The idea that the body was Meagher was not entirely without merit. Indeed, while on display in Butte, one miner, having enjoyed a wee nip before the show, exclaimed that it was the General, by god, the General himself! As a matter of fact, that's where Miles got the idea from.
Newspapers throughout Montana eagerly took up the story. Miles hoped that it would be enough to convince crowds in New York City to attend, many of whom were Irish and either adored or hated Meagher for his involvement with the Irish Confederation and his famous Speech on the Dock.
His identification of the body as Meagher was improbably complicated, however, by Montana legend Liver Eatin' Johnson, then in his mid-seventies, who saw the body for himself and proclaimed it was none other than his old friend "Antelope Charley," missing some twenty-five years. This sent a new ripple of stories throughout the Montana presses, but Miles redoubled his efforts to promote the body as Meagher's.
Whoever he was, Montanans had begun to see the petrified man as a matter of state pride, and his Eastern tour was monitored as would be the progress of any other Montana boy made good on the national stage.
Sales began promisingly enough but began to dwindle the further out of Montana they went. St. Paul's box office was discouraging, but the extended tour in Chicago was even worse. Miles hoped that New York would still show up in droves. His hopes were dashed, and Big Apple ticket sales failed to cover his costs. It may have been that New York City audiences did not want to pay half a dollar to see something that, fossilization notwithstanding, could be seen for free on the streets.
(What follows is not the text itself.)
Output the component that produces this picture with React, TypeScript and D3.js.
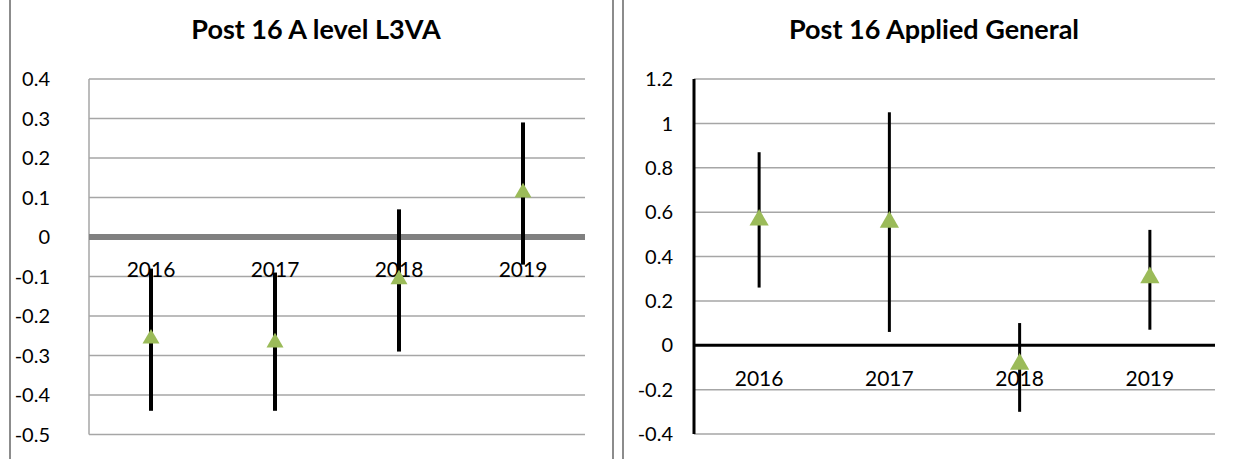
import * as d3 from 'd3';

const YEARS = ['2016', '2017', '2018', '2019'];

// Post 16 A level L3VA
const L3VA_VALUE = [-0.26, -0.27, -0.11, 0.11];
const L3VA_LOW = [-0.44, -0.44, -0.29, -0.07];
const L3VA_HIGH = [-0.08, -0.09, 0.07, 0.29];
const L3VA_TICKS = [0.4, 0.3, 0.2, 0.1, 0, -0.1, -0.2, -0.3, -0.4, -0.5];

// Post 16 Applied General
const AG_VALUE = [0.56, 0.55, -0.09, 0.30];
const AG_LOW = [0.26, 0.06, -0.30, 0.07];
const AG_HIGH = [0.87, 1.05, 0.10, 0.52];
const AG_TICKS = [1.2, 1, 0.8, 0.6, 0.4, 0.2, 0, -0.2, -0.4];

const FONT = 'Lato, "Open Sans", sans-serif';
const GREEN = '#9bbb59';
const GRID = '#a6a6a6';

type PanelProps = {
  title: string;
  titleX: number;
  x0: number;
  x1: number;
  y0: number;
  y1: number;
  domain: [number, number];
  ticks: number[];
  values: number[];
  low: number[];
  high: number[];
  variant: 'l3va' | 'ag';
};

function Panel(p: PanelProps) {
  const x = d3.scaleBand<string>().domain(YEARS).range([p.x0, p.x1]);
  const y = d3.scaleLinear().domain(p.domain).range([p.y1, p.y0]);
  const isAg = p.variant === 'ag';
  const tri = d3.symbol().type(d3.symbolTriangle).size(isAg ? 160 : 125)() as string;
  const fmt = (t: number) => (t === 0 ? '0' : String(t));
  const labelY = isAg ? y(0) + 41 : y(0) + 40;

  return (
    <g>
      <text x={p.titleX} y={39} textAnchor="middle" fontFamily={FONT} fontWeight="bold" fontSize={27} fill="#000">
        {p.title}
      </text>
      {p.ticks.map(t => (
        <g key={t}>
          {t !== 0 && (
            <line x1={p.x0} x2={p.x1} y1={y(t)} y2={y(t)} stroke={GRID} strokeWidth={1.5} />
          )}
          <text x={p.x0 - (isAg ? 21 : 39)} y={y(t)} dy="0.36em" textAnchor="end" fontFamily={FONT} fontSize={20} fill="#000">
            {fmt(t)}
          </text>
        </g>
      ))}
      {isAg ? (
        <>
          <line x1={p.x0} x2={p.x1} y1={y(0)} y2={y(0)} stroke="#000" strokeWidth={3} />
          <line x1={p.x0} x2={p.x0} y1={y(p.domain[1])} y2={y(p.domain[0])} stroke="#000" strokeWidth={3} />
        </>
      ) : (
        <>
          <line x1={p.x0} x2={p.x0} y1={y(p.domain[1])} y2={y(p.domain[0])} stroke={GRID} strokeWidth={1.5} />
          <line x1={p.x0} x2={p.x1} y1={y(0)} y2={y(0)} stroke="#808080" strokeWidth={6} />
        </>
      )}
      {YEARS.map(yr => (
        <text key={yr} x={(x(yr) ?? 0) + x.bandwidth() / 2} y={labelY} textAnchor="middle" fontFamily={FONT} fontSize={21} fill="#000">
          {yr}
        </text>
      ))}
      {YEARS.map((yr, i) => {
        const cx = (x(yr) ?? 0) + x.bandwidth() / 2;
        return (
          <line key={yr} x1={cx} x2={cx} y1={y(p.high[i])} y2={y(p.low[i])} stroke="#000" strokeWidth={isAg ? 3 : 4} />
        );
      })}
      {YEARS.map((yr, i) => {
        const cx = (x(yr) ?? 0) + x.bandwidth() / 2;
        return <path key={yr} d={tri} transform={`translate(${cx},${y(p.values[i]) - 1})`} fill={GREEN} />;
      })}
    </g>
  );
}

export default function App() {
  return (
    <svg
      width={1239}
      height={459}
      style={{ position: 'absolute', left: 0, top: 0, background: '#fff' }}
    >
      <rect width={1239} height={459} fill="#fff" />
      <line x1={10} x2={10} y1={0} y2={459} stroke="#8c8c8c" strokeWidth={2} />
      <line x1={613} x2={613} y1={0} y2={459} stroke="#8c8c8c" strokeWidth={2} />
      <line x1={623} x2={623} y1={0} y2={459} stroke="#8c8c8c" strokeWidth={2} />
      <Panel
        title="Post 16 A level L3VA"
        titleX={316}
        x0={89}
        x1={585}
        y0={79}
        y1={434.5}
        domain={[-0.5, 0.4]}
        ticks={L3VA_TICKS}
        values={L3VA_VALUE}
        low={L3VA_LOW}
        high={L3VA_HIGH}
        variant="l3va"
      />
      <Panel
        title="Post 16 Applied General"
        titleX={934}
        x0={694}
        x1={1215}
        y0={79}
        y1={434}
        domain={[-0.4, 1.2]}
        ticks={AG_TICKS}
        values={AG_VALUE}
        low={AG_LOW}
        high={AG_HIGH}
        variant="ag"
      />
    </svg>
  );
}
Miles and his petrified man returned to Livingston in an attitude of defeat. There he was intermittently displayed with waning enthusiasm. Increasingly, he was propped up in a warehouse on Miles's property - not in display, but in storage. A business associate of Miles named C. O. Krohne, who felt that Miles was neglecting a still-fruitful business opportunity, almost succeeded in getting Miles to sell him the body for $2,500, but couldn't drum up the necessary enthusiasm to make it profitable. Finally, decades after he had toured the state and found an ardently appreciative audience, the petrified man was sold for $50. That buyer, name unknown, toured the state with it in a trailer. History does not record the success of his venture; it must not have been great, for the petrified man was sold once more, and eventually stopped touring altogether.
Today, the petrified man is lost to us. No one knows where he is. Or who he was, Thomas Meagher, Antelope Charley, or well-made hoax.
Hopefully, wherever he slumbers, whatever he is, it is given to him, at least, to dream. Perhaps he dreams of crowds. Maybe he dreams of the rocking of a train in motion, of bright lights, or the searching, almost sensual touch of the doctors who examined him at every town in the Treasure State. Perhaps he dreams that he still hears the drawing of tent flaps, the drop of a coin into a box, voices murmuring in naive amazement. Perhaps he dreams of bright lights, fame, and fortune.
Maybe he longs to be found.
Let's find him in whatever crate or landfill he's in now and try it all again. First we'll reacquaint him with his once-adoring Montana crowds, but we'll charge $18.50, the equivalent of 25 cents in 1899. Who's ready to invest?
Then, once he's ready, we'll take him East. This time, let's try Madison Square Gardens, or at least Carnegie Hall.